[Graphics by Minu Kim and Song Ji-yoon]
South Korea’s antitrust watchdog on Tuesday approved Danaher Corporation’s proposed acquisition of General Electric’s biopharma unit on condition that either of the two companies should divest certain assets to address monopoly concerns.
The Korea Fair Trade Commission said a total of 32 bioprocessing products are overlapped in their current business areas and combining eight of these are not allowed, adding potential price hikes and monopoly concerns after the merger in Korea.
The KFTC’s latest decision is in sync with the European Commission. The U.S. medical equipment maker Danaher received conditional EU approval in December for the $21.4 billion business combination deal after agreeing to sell five businesses to third parties. It is also in line with the government’s policy to support the nascent bio industry designated as one of the country’s future growth engines.
Danaher is a U.S. biotech company that operates businesses in life science, diagnostics, water treatment, and dentistry. It is also the world`s second largest manufacturer of dental implants.
Danaher filed for an antitrust review with the KFTC last May.

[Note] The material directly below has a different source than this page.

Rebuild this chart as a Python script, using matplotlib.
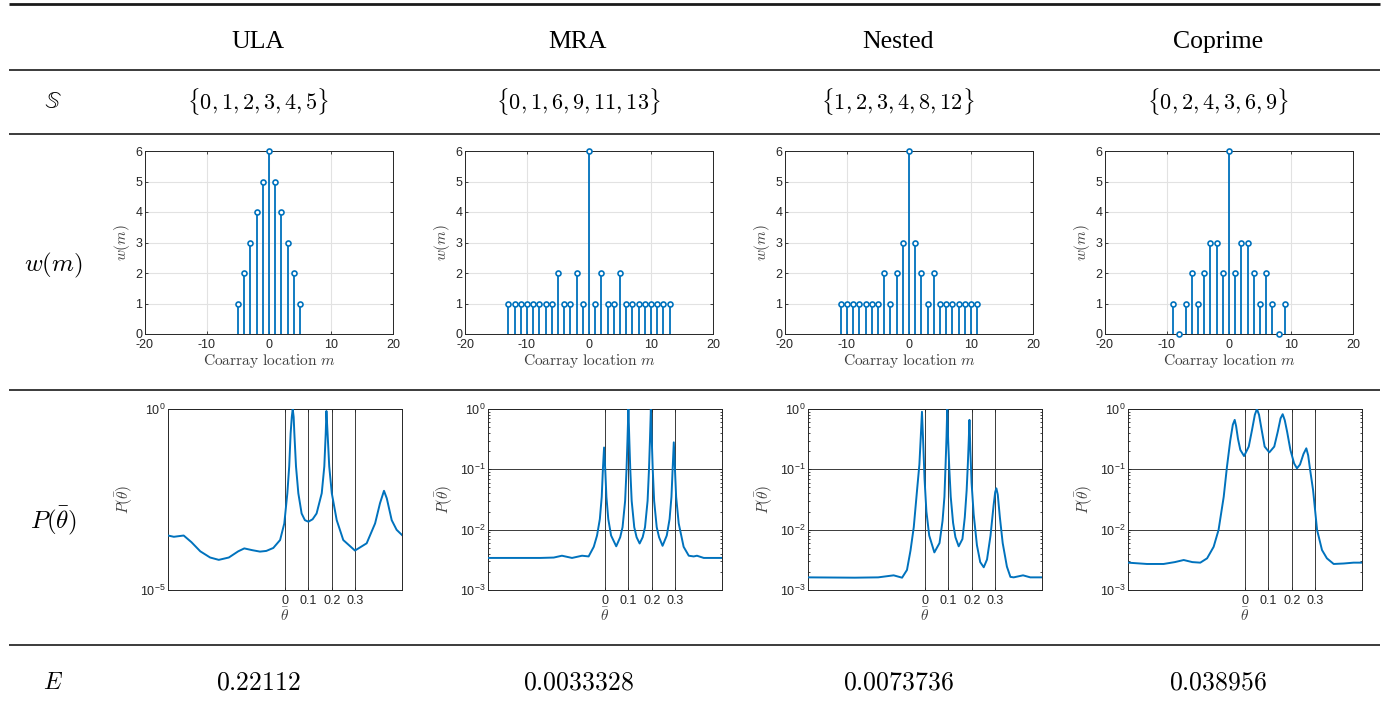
import numpy as np
import matplotlib
matplotlib.use("Agg")
import matplotlib.pyplot as plt
from matplotlib.ticker import FixedLocator, NullLocator, LogLocator

plt.rcParams["font.family"] = ["Liberation Sans", "DejaVu Sans"]
plt.rcParams["mathtext.fontset"] = "custom"
plt.rcParams["mathtext.rm"] = "Liberation Sans"
plt.rcParams["mathtext.it"] = "Liberation Sans:italic"
plt.rcParams["axes.unicode_minus"] = False

# ---- table content ----
arrays = ["ULA", "MRA", "Nested", "Coprime"]
sensor_sets = [r"$\{0,1,2,3,4,5\}$", r"$\{0,1,6,9,11,13\}$",
               r"$\{1,2,3,4,8,12\}$", r"$\{0,2,4,3,6,9\}$"]
energies = ["0.22112", "0.0033328", "0.0073736", "0.038956"]

# ---- weight functions w(m) ----
ula_m = list(range(-5, 6))
ula_w = [1, 2, 3, 4, 5, 6, 5, 4, 3, 2, 1]
mra_m = list(range(-13, 14))
mra_w = [1, 1, 1, 1, 1, 1, 1, 1, 2, 1, 1, 2, 1, 6,
         1, 2, 1, 1, 2, 1, 1, 1, 1, 1, 1, 1, 1]
nested_m = list(range(-11, 12))
nested_w = [1, 1, 1, 1, 1, 1, 1, 2, 1, 2, 3, 6,
            3, 2, 1, 2, 1, 1, 1, 1, 1, 1, 1]
coprime_m = list(range(-9, 10))
coprime_w = [1, 0, 1, 2, 1, 2, 3, 3, 2, 6, 2, 3, 3, 2, 1, 2, 1, 0, 1]

# ---- spectra P(theta_bar) ----
ula_theta = [-0.500, -0.475, -0.433, -0.400, -0.362, -0.320, -0.283, -0.240, -0.200,
             -0.174, -0.140, -0.107, -0.080, -0.050, -0.021, -0.003, 0.010, 0.018,
             0.024, 0.029, 0.033, 0.037, 0.040, 0.047, 0.057, 0.071, 0.085, 0.100,
             0.118, 0.135, 0.157, 0.168, 0.174, 0.177, 0.182, 0.189, 0.200, 0.221,
             0.249, 0.299, 0.349, 0.385, 0.406, 0.423, 0.435, 0.456, 0.477, 0.500]
ula_p = [3.2e-4, 2.95e-4, 3.2e-4, 2.1e-4, 1.17e-4, 7.9e-5, 6.8e-5, 7.9e-5, 1.17e-4,
         1.41e-4, 1.26e-4, 1.15e-4, 1.2e-4, 1.45e-4, 2.4e-4, 6.9e-4, 4.7e-3, 2.6e-2,
         0.21, 0.6, 1.0, 0.6, 0.21, 2.6e-2, 4.7e-3, 1.3e-3, 8.5e-4, 7.7e-4,
         9.0e-4, 1.3e-3, 4.7e-3, 2.6e-2, 0.21, 0.88, 0.21, 2.6e-2, 4.7e-3, 8.5e-4,
         2.4e-4, 1.23e-4, 1.95e-4, 6.9e-4, 2.5e-3, 5.5e-3, 3.4e-3, 8.5e-4, 4.6e-4, 3.3e-4]

mra_theta = [-0.500, -0.390, -0.276, -0.219, -0.184, -0.141, -0.098, -0.070, -0.048,
             -0.034, -0.022, -0.014, -0.009, -0.004, 0.001, 0.006, 0.014, 0.026, 0.048,
             0.065, 0.075, 0.086, 0.092, 0.096, 0.100, 0.104, 0.108, 0.114, 0.125,
             0.135, 0.148, 0.161, 0.171, 0.182, 0.188, 0.192, 0.196, 0.200, 0.204,
             0.210, 0.221, 0.231, 0.246, 0.264, 0.276, 0.284, 0.289, 0.294, 0.299,
             0.304, 0.315, 0.336, 0.358, 0.379, 0.393, 0.422, 0.500]
mra_p = [3.4e-3, 3.4e-3, 3.4e-3, 3.45e-3, 3.7e-3, 3.4e-3, 3.7e-3, 3.6e-3, 5.2e-3,
         8.0e-3, 1.5e-2, 3.5e-2, 0.1, 0.23, 0.1, 3.5e-2, 1.5e-2, 8.0e-3, 5.3e-3,
         7.5e-3, 1.1e-2, 3.0e-2, 0.1, 0.3, 1.0, 0.3, 0.1, 3.0e-2, 1.1e-2,
         7.5e-3, 5.9e-3, 7.5e-3, 1.1e-2, 3.0e-2, 0.1, 0.3, 1.0, 0.3, 0.1,
         3.0e-2, 1.1e-2, 7.5e-3, 5.4e-3, 8.0e-3, 1.5e-2, 3.5e-2, 0.1, 0.28, 0.1,
         3.5e-2, 1.27e-2, 5.2e-3, 3.7e-3, 3.6e-3, 3.7e-3, 3.4e-3, 3.4e-3]

nested_theta = [-0.500, -0.300, -0.200, -0.134, -0.098, -0.077, -0.062, -0.048, -0.034,
                -0.024, -0.018, -0.013, -0.008, -0.002, 0.006, 0.018, 0.040, 0.062,
                0.075, 0.083, 0.088, 0.092, 0.095, 0.099, 0.104, 0.110, 0.120, 0.130,
                0.144, 0.160, 0.170, 0.178, 0.183, 0.187, 0.190, 0.194, 0.199, 0.208,
                0.222, 0.236, 0.251, 0.265, 0.280, 0.293, 0.300, 0.305, 0.311, 0.320,
                0.332, 0.350, 0.365, 0.379, 0.419, 0.450, 0.500]
nested_p = [1.62e-3, 1.6e-3, 1.62e-3, 1.75e-3, 1.6e-3, 2.15e-3, 4.5e-3, 1.1e-2, 4.5e-2,
            0.12, 0.35, 0.90, 0.3, 7.0e-2, 2.0e-2, 8.0e-3, 4.2e-3, 6.0e-3,
            1.4e-2, 3.5e-2, 0.12, 0.35, 1.0, 0.3, 0.1, 3.5e-2, 1.3e-2, 7.5e-3,
            5.3e-3, 7.0e-3, 1.6e-2, 4.5e-2, 0.12, 0.3, 0.66, 0.2, 6.0e-2, 1.8e-2,
            5.5e-3, 2.9e-3, 2.38e-3, 3.2e-3, 8.0e-3, 2.5e-2, 4.2e-2, 4.84e-2, 3.8e-2, 1.6e-2,
            6.0e-3, 2.44e-3, 1.65e-3, 1.62e-3, 1.75e-3, 1.62e-3, 1.62e-3]

coprime_theta = [-0.500, -0.419, -0.348, -0.300, -0.262, -0.225, -0.191, -0.162, -0.134,
                 -0.113, -0.091, -0.077, -0.063, -0.052, -0.044, -0.038, -0.030, -0.020,
                 -0.004, 0.016, 0.030, 0.042, 0.051, 0.060, 0.070, 0.084, 0.104, 0.125,
                 0.140, 0.152, 0.161, 0.170, 0.180, 0.194, 0.210, 0.222, 0.235, 0.250,
                 0.262, 0.270, 0.278, 0.291, 0.308, 0.329, 0.350, 0.379, 0.422, 0.464,
                 0.500]
coprime_p = [2.84e-3, 2.7e-3, 2.7e-3, 2.9e-3, 3.14e-3, 2.9e-3, 2.84e-3, 3.35e-3, 5.2e-3,
             9.9e-3, 3.5e-2, 0.111, 0.30, 0.55, 0.66, 0.52, 0.32, 0.21,
             0.166, 0.238, 0.45, 0.8, 1.0, 0.8, 0.48, 0.238, 0.191, 0.238,
             0.42, 0.7, 0.82, 0.65, 0.42, 0.21, 0.125, 0.104, 0.12, 0.18,
             0.223, 0.17, 0.1, 4.5e-2, 9.9e-3, 4.6e-3, 3.35e-3, 2.7e-3, 2.75e-3, 2.84e-3,
             2.84e-3]

weights = [(ula_m, ula_w), (mra_m, mra_w), (nested_m, nested_w), (coprime_m, coprime_w)]
spectra = [(ula_theta, ula_p), (mra_theta, mra_p),
           (nested_theta, nested_p), (coprime_theta, coprime_p)]
spec_decades = [(-5, 0), (-3, 0), (-3, 0), (-3, 0)]

W, H = 1387, 706
BLUE = "#0072BD"
AX_COL = "#262626"
LAB_COL = "#404040"

fig = plt.figure(figsize=(W / 100, H / 100), dpi=100)


def px_rect(l, t, r, b):
    return [l / W, 1 - b / H, (r - l) / W, (b - t) / H]


# background axes in pixel units for the table rules and text
bg = fig.add_axes([0, 0, 1, 1])
bg.set_xlim(0, W)
bg.set_ylim(H, 0)
bg.axis("off")

bg.hlines(4, 9, 1380, color="#1a1a1a", lw=2.0)
for yy in [70, 134, 390, 645]:
    bg.hlines(yy, 9, 1380, color="#1a1a1a", lw=1.2)

col_x = [258, 578, 898, 1218]
row_label_x = 53
bg.text(row_label_x, 102, r"$\mathbb{S}$", math_fontfamily="stix", fontsize=17,
        ha="center", va="center")
bg.text(row_label_x, 265, r"$w(m)$", math_fontfamily="cm", fontsize=18,
        ha="center", va="center")
bg.text(row_label_x, 521, r"$P(\bar{\theta})$", math_fontfamily="cm", fontsize=18,
        ha="center", va="center")
bg.text(row_label_x, 683, r"$E$", math_fontfamily="cm", fontsize=17,
        ha="center", va="center")

for i, cx in enumerate(col_x):
    bg.text(cx, 42, arrays[i], family="Liberation Serif", fontsize=18.5,
            ha="center", va="center")
    bg.text(cx, 102, sensor_sets[i], math_fontfamily="cm", fontsize=16,
            ha="center", va="center")
    bg.text(cx, 683, "$" + energies[i] + "$", math_fontfamily="cm", fontsize=18.5,
            ha="center", va="center")


def style_axes(ax):
    for s in ax.spines.values():
        s.set_color(AX_COL)
        s.set_linewidth(0.7)
    ax.tick_params(which="both", direction="in", top=True, right=True,
                   colors=AX_COL, labelsize=9, width=0.6, pad=2)
    ax.tick_params(axis="x", pad=3.5)
    ax.tick_params(which="major", length=2.5)
    ax.tick_params(which="minor", length=1.5)


for i in range(4):
    off = 320 * i

    # weight function stem plot
    ax = fig.add_axes(px_rect(145 + off, 151, 393 + off, 334))
    m, w = weights[i]
    markerline, stemlines, baseline = ax.stem(m, w, linefmt="-", markerfmt="o", basefmt=" ")
    stemlines.set_color(BLUE)
    stemlines.set_linewidth(1.3)
    markerline.set_markerfacecolor("white")
    markerline.set_markeredgecolor(BLUE)
    markerline.set_markersize(3.6)
    markerline.set_markeredgewidth(1.2)
    markerline.set_clip_on(False)
    markerline.set_zorder(4)
    ax.set_xlim(-20, 20)
    ax.set_ylim(0, 6)
    ax.set_xticks([-20, -10, 0, 10, 20])
    ax.set_yticks(range(7))
    ax.grid(True, color="#e2e2e2", lw=0.8)
    ax.set_axisbelow(True)
    style_axes(ax)
    ax.set_xlabel(r"$\mathrm{Coarray\ location}\ m$", math_fontfamily="cm",
                  fontsize=11.2, color=LAB_COL, labelpad=1)
    ax.set_ylabel(r"$w(m)$", math_fontfamily="cm", fontsize=11, color=LAB_COL,
                  labelpad=2)

    # spectrum
    ax = fig.add_axes(px_rect(168 + off, 409, 402 + off, 590))
    th, p = spectra[i]
    ax.plot(th, p, color=BLUE, lw=1.4, zorder=3)
    ax.set_yscale("log")
    lo, hi = spec_decades[i]
    ax.set_xlim(-0.5, 0.5)
    ax.set_ylim(10.0 ** lo, 10.0 ** hi)
    ax.set_xticks([0, 0.1, 0.2, 0.3])
    ax.set_xticklabels(["0", "0.1", "0.2", "0.3"])
    if i == 0:
        dec = [lo, hi]
        ax.yaxis.set_minor_locator(NullLocator())
    else:
        dec = list(range(lo, hi + 1))
        ax.yaxis.set_minor_locator(LogLocator(base=10, subs=np.arange(2, 10)))
    ax.yaxis.set_major_locator(FixedLocator([10.0 ** d for d in dec]))
    ax.set_yticklabels([r"$\mathrm{10^{%d}}$" % d for d in dec])
    ax.yaxis.set_minor_formatter(plt.NullFormatter())
    ax.grid(True, which="major", color="#3a3a3a", lw=0.7)
    ax.grid(False, which="minor")
    style_axes(ax)
    ax.set_xlabel(r"$\bar{\theta}$", math_fontfamily="cm", fontsize=11,
                  color=LAB_COL, labelpad=0)
    ax.set_ylabel(r"$P(\bar{\theta})$", math_fontfamily="cm", fontsize=11,
                  color=LAB_COL, labelpad=3)

fig.savefig("out.png", dpi=100)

The eight business areas pointed out by the KFTC include microcarriers, single LPLC skid, ordinary LPLC column, affinity chromatography resins, ion exchange resins, mixed mode chromatography resins, continuous chromatography skid, and label-free analysis. The two companies control from 50.9 percent to 87.4 percent in each market. GE BioPharma generated 1.69 billion won ($1.42 million) in sales in 2018. Korea heavily relies on imports of foreign goods in lab equipment and other consumables in life science research. The localization rate is a mere 16.5 percent.